The fact that we all ended nowhere with the first trigram makes me think that its meaning is somewhere buried in a deeper Buddhist context, maybe an allusion or wordplay, that we might not get today.

  • Like 1
Posted

Hi, Gordon san,

Because Markus is a genius, he considers the meaning of the characters too much difficultly. 

 

The carving on the blade means "There are no shortcut to success" by an English proverb.
This proverb apply to practice of martial art, business and study.

  • Like 5
Posted

Thanks very much

 

Can you list it in either Japanese or Chinese so I can understand the relation?

 

 

Hi, Gordon san,

Because Markus is a genius, he considers the meaning of the characters too much difficultly. 

 

The carving on the blade means "There are no shortcut to success" by an English proverb.

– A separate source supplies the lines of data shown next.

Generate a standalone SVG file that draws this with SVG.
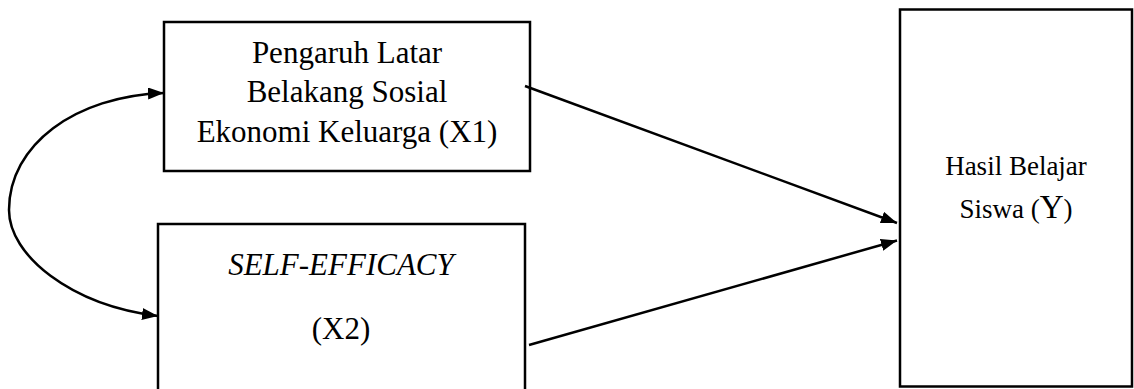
<svg xmlns="http://www.w3.org/2000/svg" width="1134" height="389" viewBox="0 0 1134 389">
  <style>
    .box { fill: #fff; stroke: #000; stroke-width: 2.5; }
    .t { font-family: "Liberation Serif", "Times New Roman", serif; fill: #000; text-anchor: middle; }
    .lbl { font-size: 31px; }
    .lbly { font-size: 27px; }
    .conn { fill: none; stroke: #000; stroke-width: 2.5; }
  </style>
  <defs>
    <marker id="ah" viewBox="0 0 16 12" refX="16" refY="6" markerWidth="16" markerHeight="12" markerUnits="userSpaceOnUse" orient="auto-start-reverse">
      <path d="M0,0 L16,6 L0,12 Z" fill="#000"/>
    </marker>
  </defs>
  <rect width="1134" height="389" fill="#fff"/>
  <g id="node-x1">
    <rect class="box" x="164" y="22" width="366" height="149"/>
    <text class="t lbl" x="347" y="63">Pengaruh Latar</text>
    <text class="t lbl" x="347" y="102">Belakang Sosial</text>
    <text class="t lbl" x="347" y="142">Ekonomi Keluarga (X1)</text>
  </g>
  <g id="node-x2">
    <rect class="box" x="158" y="224" width="367" height="180"/>
    <text class="t lbl" x="341" y="275" font-style="italic">SELF-EFFICACY</text>
    <text class="t lbl" x="341" y="339">(X2)</text>
  </g>
  <g id="node-y">
    <rect class="box" x="900" y="9.5" width="232" height="377"/>
    <text class="t lbly" x="1016" y="175">Hasil Belajar</text>
    <text class="t lbly" x="1016" y="218">Siswa (<tspan font-size="33">Y</tspan>)</text>
  </g>
  <g id="connectors">
    <path class="conn" d="M164,93 C75,96 9,145 9,210 C9,255 70,305 158,316" marker-start="url(#ah)" marker-end="url(#ah)"/>
    <line class="conn" x1="525" y1="86" x2="897" y2="223" marker-end="url(#ah)"/>
    <line class="conn" x1="529" y1="345" x2="897" y2="240.5" marker-end="url(#ah)"/>
  </g>
</svg>
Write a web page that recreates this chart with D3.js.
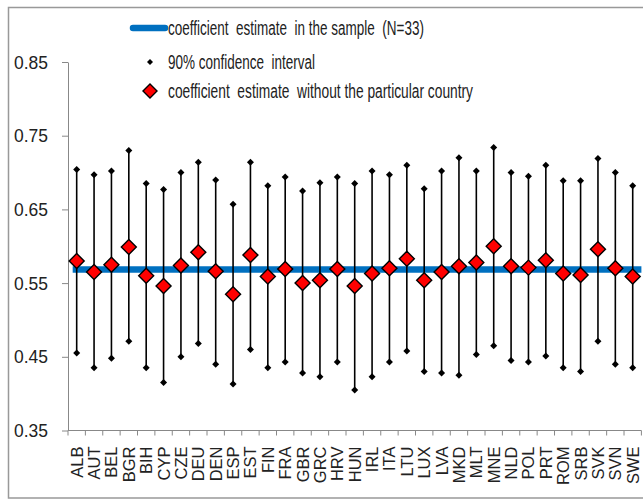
<!DOCTYPE html>
<html>
<head>
<meta charset="utf-8">
<script src="https://cdn.jsdelivr.net/npm/d3@7"></script>
<style>
  body { margin: 0; background: #fff; }
  svg text { fill: #222; }
</style>
</head>
<body>
<div id="vizArea"></div>
<script>
// DATA
var countries = ["ALB","AUT","BEL","BGR","BIH","CYP","CZE","DEU","DEN","ESP","EST","FIN","FRA","GBR","GRC","HRV","HUN","IRL","ITA","LTU","LUX","LVA","MKD","MLT","MNE","NLD","POL","PRT","ROM","SRB","SVK","SVN","SWE"];
var estimate = [0.580,0.565,0.575,0.599,0.560,0.546,0.574,0.592,0.566,0.535,0.588,0.559,0.569,0.550,0.554,0.569,0.546,0.563,0.570,0.583,0.554,0.565,0.573,0.578,0.600,0.573,0.571,0.581,0.563,0.561,0.596,0.570,0.559];
var upper = [0.704,0.697,0.702,0.730,0.685,0.677,0.700,0.714,0.690,0.657,0.714,0.682,0.694,0.675,0.686,0.694,0.685,0.702,0.697,0.710,0.678,0.702,0.720,0.702,0.734,0.700,0.695,0.710,0.689,0.689,0.719,0.700,0.682];
var lower = [0.455,0.435,0.448,0.471,0.435,0.415,0.450,0.468,0.440,0.413,0.460,0.435,0.443,0.428,0.423,0.443,0.405,0.423,0.443,0.458,0.430,0.428,0.425,0.453,0.465,0.445,0.443,0.451,0.435,0.430,0.471,0.440,0.435];
var sampleEstimate = 0.5686;
var yTicks = [0.35,0.45,0.55,0.65,0.75,0.85];
var legendLabels = ["coefficient  estimate  in the sample  (N=33)", "90% confidence  interval", "coefficient  estimate  without the particular country"];
var legendWidths = [256, 147, 305];

var W = 643, H = 500;
var narrow = "'Liberation Sans Narrow', 'Arial Narrow', 'Liberation Sans', Arial, sans-serif";
var canvas = d3.select("#vizArea")
  .append("svg")
    .attr("width", W)
    .attr("height", H);

// BORDER
canvas.append("rect")
  .attr("x", 8.5).attr("y", 7.5)
  .attr("width", 640).attr("height", 490.5)
  .attr("fill", "white")
  .attr("stroke", "#999")
  .attr("stroke-width", 1.5);

// SCALES
var x = d3.scaleBand().domain(countries).range([68, 641.4]);
var y = d3.scaleLinear().domain([0.35, 0.85]).range([430.5, 62]);
var cx = function(c) { return x(c) + x.bandwidth() / 2; };

// AXES
var yAxis = canvas.append("g")
  .attr("transform", "translate(68,0)")
  .call(d3.axisLeft(y).tickValues(yTicks).tickFormat(d3.format(".2f")).tickSize(6).tickSizeOuter(0).tickPadding(14));
yAxis.selectAll("text")
  .attr("font-family", narrow)
  .attr("font-size", 19)
  .attr("textLength", 34)
  .attr("lengthAdjust", "spacingAndGlyphs")
  .attr("fill", "#222");
yAxis.select(".domain").attr("stroke", "#888");
yAxis.selectAll(".tick line").attr("stroke", "#888");

var xAxis = canvas.append("g")
  .attr("transform", "translate(0," + y(0.35) + ")");
xAxis.append("line")
  .attr("x1", 68).attr("x2", x.range()[1])
  .attr("stroke", "#888");
xAxis.selectAll(".tk")
  .data(d3.range(countries.length + 1))
  .enter().append("line")
    .attr("x1", function(i) { return 68 + i * x.step(); })
    .attr("x2", function(i) { return 68 + i * x.step(); })
    .attr("y1", 0).attr("y2", 5)
    .attr("stroke", "#888");
xAxis.selectAll(".lbl")
  .data(countries)
  .enter().append("text")
    .attr("transform", function(c) { return "translate(" + cx(c) + ",16) rotate(-90)"; })
    .attr("dy", "0.36em")
    .attr("text-anchor", "end")
    .attr("font-family", "'Liberation Sans', Arial, sans-serif")
    .attr("font-size", 16.5)
    .text(function(c) { return c; });

// SAMPLE ESTIMATE LINE
canvas.append("line")
  .attr("x1", cx(countries[0]) - 4).attr("x2", x.range()[1])
  .attr("y1", y(sampleEstimate)).attr("y2", y(sampleEstimate))
  .attr("stroke", "#0070C0")
  .attr("stroke-width", 6.5);

// CONFIDENCE INTERVALS
var diamond = function(r) { return "M0," + (-r) + "L" + r + ",0L0," + r + "L" + (-r) + ",0Z"; };
var groups = canvas.selectAll(".ci")
  .data(countries)
  .enter().append("g")
    .attr("transform", function(c) { return "translate(" + cx(c) + ",0)"; });

groups.append("line")
  .attr("y1", function(c, i) { return y(upper[i]); })
  .attr("y2", function(c, i) { return y(lower[i]); })
  .attr("stroke", "black")
  .attr("stroke-width", 1.6);
groups.append("path")
  .attr("d", diamond(3.5))
  .attr("transform", function(c, i) { return "translate(0," + y(upper[i]) + ")"; })
  .attr("fill", "black");
groups.append("path")
  .attr("d", diamond(3.5))
  .attr("transform", function(c, i) { return "translate(0," + y(lower[i]) + ")"; })
  .attr("fill", "black");
groups.append("path")
  .attr("d", diamond(7.5))
  .attr("transform", function(c, i) { return "translate(0," + y(estimate[i]) + ")"; })
  .attr("fill", "#FF0000")
  .attr("stroke", "black")
  .attr("stroke-width", 1.4);

// LEGEND
var legendY = [28, 62, 91];
var legend = canvas.append("g");
legend.append("line")
  .attr("x1", 133).attr("x2", 165)
  .attr("y1", legendY[0]).attr("y2", legendY[0])
  .attr("stroke", "#0070C0").attr("stroke-width", 6.5)
  .attr("stroke-linecap", "round");
legend.append("path")
  .attr("d", diamond(3))
  .attr("transform", "translate(150," + legendY[1] + ")")
  .attr("fill", "black");
legend.append("path")
  .attr("d", diamond(7))
  .attr("transform", "translate(150," + legendY[2] + ")")
  .attr("fill", "#FF0000").attr("stroke", "black").attr("stroke-width", 1.4);
legend.selectAll(".lt")
  .data(legendLabels)
  .enter().append("text")
    .attr("x", 168)
    .attr("y", function(d, i) { return legendY[i]; })
    .attr("dy", "0.36em")
    .attr("font-family", narrow)
    .attr("font-size", 20)
    .attr("textLength", function(d, i) { return legendWidths[i]; })
    .attr("lengthAdjust", "spacingAndGlyphs")
    .attr("xml:space", "preserve")
    .text(function(d) { return d; });
</script>
</body>
</html>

This proverb apply to practice of martial art, business and study.

Posted

I have tried to research on what the phrase would be and how ties in to "no shortcuts to success".

 

It is beyond my small brain, so could someone help and explain. So then I am able to explain to others when they ask?

 

--- Gordon

Posted

Gordon, 

 

I found this explanation visiting a Buddhist Thai Temple site (http://www.buddhapadipa.org/dhamma-corner/no-shortcut/)

 

No Shortcut

We human beings don’t want to go to any trouble. When we want something, we like to have it without making an effort. It is impossible to have things without making an effort as we know from life. What we want can only be gained through a lot of effort. There is no shortcut for getting things. There is a story told by Ajahn Jayasaro which provides a good example of this. Here is the story:

There was a man who was hungry. When he walked past a bread shop, he bought a bread roll and ate it. The first roll did not satisfy his hunger, so he had to buy a second one. The second one did not fill him up either, so he had to buy a third, a fourth, a fifth, and a sixth. But he was still hungry, so he bought a seventh one, and then the seventh one took away his hunger. He said to himself, "If I had known that the seventh bread roll would have filled me up, I would have bought it and eaten it first!"